(Entries with chart source code)
— START —

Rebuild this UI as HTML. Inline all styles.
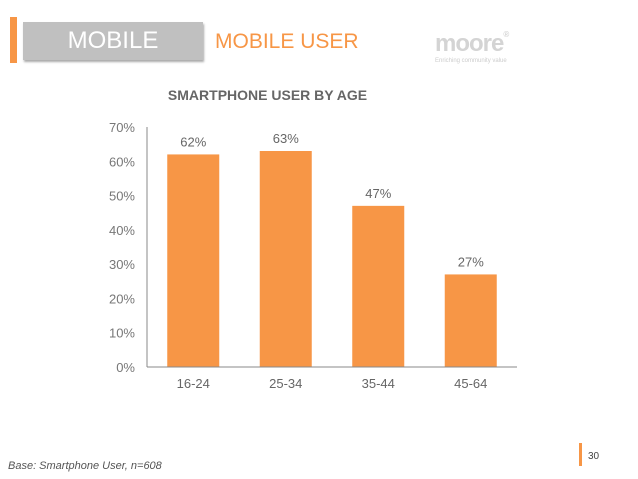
<!DOCTYPE html>
<html><head><meta charset="utf-8"><style>
body{margin:0;width:638px;height:479px;background:#fff;font-family:"Liberation Sans",sans-serif;position:relative;overflow:hidden}
.a{position:absolute}
</style></head><body>
<div class="a" style="left:10px;top:17px;width:7px;height:46px;background:#f79646"></div>
<div class="a" style="left:23px;top:22px;width:180px;height:38px;background:#c0c0c0;box-shadow:1px 2px 2px #aaa;color:#fff;font-size:24px;line-height:38px;text-align:center">MOBILE</div>
<div class="a" style="left:215px;top:30px;color:#f79646;font-size:21px">MOBILE USER</div>
<div class="a" style="left:435px;top:30px;color:#d4d4d4;font-size:24px;font-weight:bold;letter-spacing:-1px">moore<span style="font-size:8px;vertical-align:top">®</span><div style="font-size:6px;font-weight:normal;letter-spacing:0;color:#ccc">Enriching community value</div></div>
<div class="a" style="left:0;width:535px;top:87px;text-align:center;color:#666;font-size:14px;font-weight:bold">SMARTPHONE USER BY AGE</div>
<svg class="a" style="left:0;top:0" width="638" height="479" id="chart"></svg>
<div class="a" style="left:8px;top:460px;color:#555;font-size:11px;font-style:italic">Base: Smartphone User, n=608</div>
<div class="a" style="left:579px;top:443px;width:3px;height:23px;background:#f79646"></div>
<div class="a" style="left:588px;top:451px;color:#444;font-size:10px">30</div>
<script>
const categories=["16-24","25-34","35-44","45-64"];
const values=[62,63,47,27];
const ticks=[0,10,20,30,40,50,60,70];
const svg=document.getElementById('chart');
const NS='http://www.w3.org/2000/svg';
const x0=147,x1=517,y0=367,yTop=127,max=70;
const y=v=>y0-(v/max)*(y0-yTop);
const band=(x1-x0)/categories.length;
function mk(t,a,txt){const e=document.createElementNS(NS,t);for(const k in a)e.setAttribute(k,a[k]);if(txt!==undefined)e.textContent=txt;svg.appendChild(e);return e;}
ticks.forEach(t=>{const e=mk('text',{x:135,y:y(t)+5,'text-anchor':'end','font-size':13,fill:'#777','font-family':'Liberation Sans'},t+'%');

});
categories.forEach((c,i)=>{const cx=x0+band*(i+0.5),v=values[i];
const r=mk('rect',{x:cx-26,y:y(v),width:52,height:y0-y(v),fill:'#f79646'});


const l=mk('text',{x:cx,y:y(v)-8,'text-anchor':'middle','font-size':13,fill:'#666','font-family':'Liberation Sans'},v+'%');


const xl=mk('text',{x:cx,y:388,'text-anchor':'middle','font-size':13,fill:'#666','font-family':'Liberation Sans'},c);

});
const ya=mk('line',{x1:x0,y1:yTop,x2:x0,y2:y0,stroke:'#888','stroke-width':1});


const xa=mk('line',{x1:x0,y1:y0,x2:x1,y2:y0,stroke:'#888','stroke-width':1});


</script>
</body></html>
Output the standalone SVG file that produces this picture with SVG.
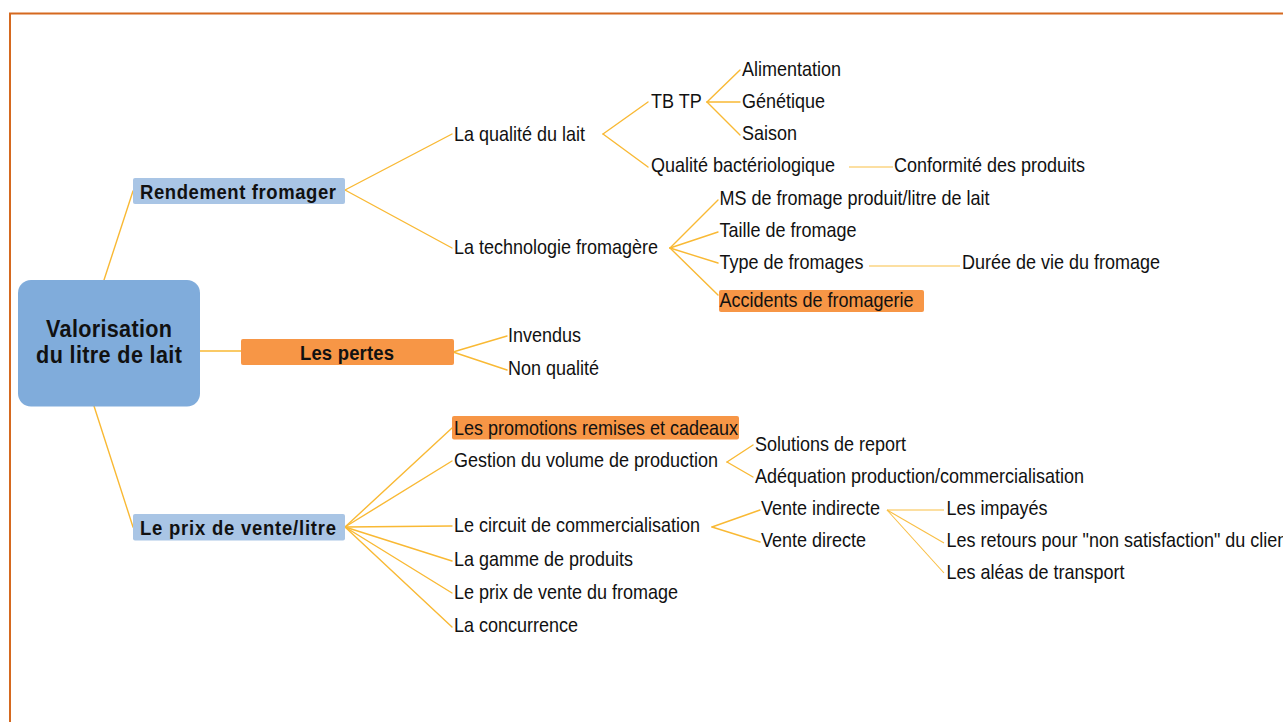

— END —

▶ EXERCISE AIM
Find all the lines containing "this" in the material, then copy them.

▶ TASK ANSWER
Rebuild this UI as HTML. Inline all styles.
Output the standalone SVG file that produces this picture with SVG.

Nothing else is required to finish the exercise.